Fourth, take breaks. Seriously. You do not earn a badge for reading the bleakest material on the internet until your soul feels like a wet paper towel. If a case feels overwhelming, stop reading. Switch to something ordinary: weather reports, soup recipes, a video of a raccoon washing grapes like a tiny anxious chef. Your brain is allowed to leave the crime scene.
Finally, remember the point of responsible true crime: not to stare at horror, but to understand harm. These cases can teach readers about warning signs, legal standards, media ethics, victim advocacy, and the importance of community intervention. They can also remind us that behind every infamous case is a person whose life mattered before it became a headline. That is the part worth carrying forward.
Conclusion: The Horror Is Real, But So Is the Responsibility
The 10 cases discussed here show how cannibalism in modern and modern-era America sits at the intersection of crime, mental health, law, media, and public fear. Some cases were proven in court. Some involved admissions or widely reported allegations.
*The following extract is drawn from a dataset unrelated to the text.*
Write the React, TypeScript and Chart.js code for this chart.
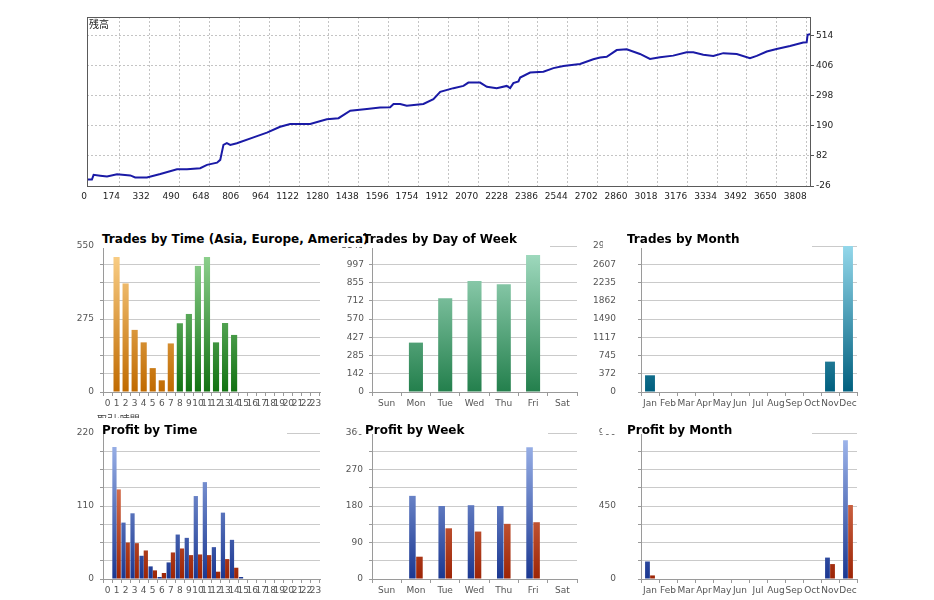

Others became famous partly because the word “cannibal” travels faster than nuance, especially online.
For publishers, the challenge is to cover these stories without turning them into a circus. The victims should remain central. The legal outcomes should be clear. The disturbing elements should be handled with restraint. And the reader should leave with more than a shiver; they should leave with a sharper understanding of how extreme crimes are investigated, prosecuted, reported, and remembered.
Cannibalism cases will always attract attention because they represent a profound violation of human boundaries. But attention is not the same as insight. The best true-crime writing does not simply ask, “How awful was it?” It asks, “What failed, what was proven, who was harmed, and what can we learn without glorifying the person who caused the harm?”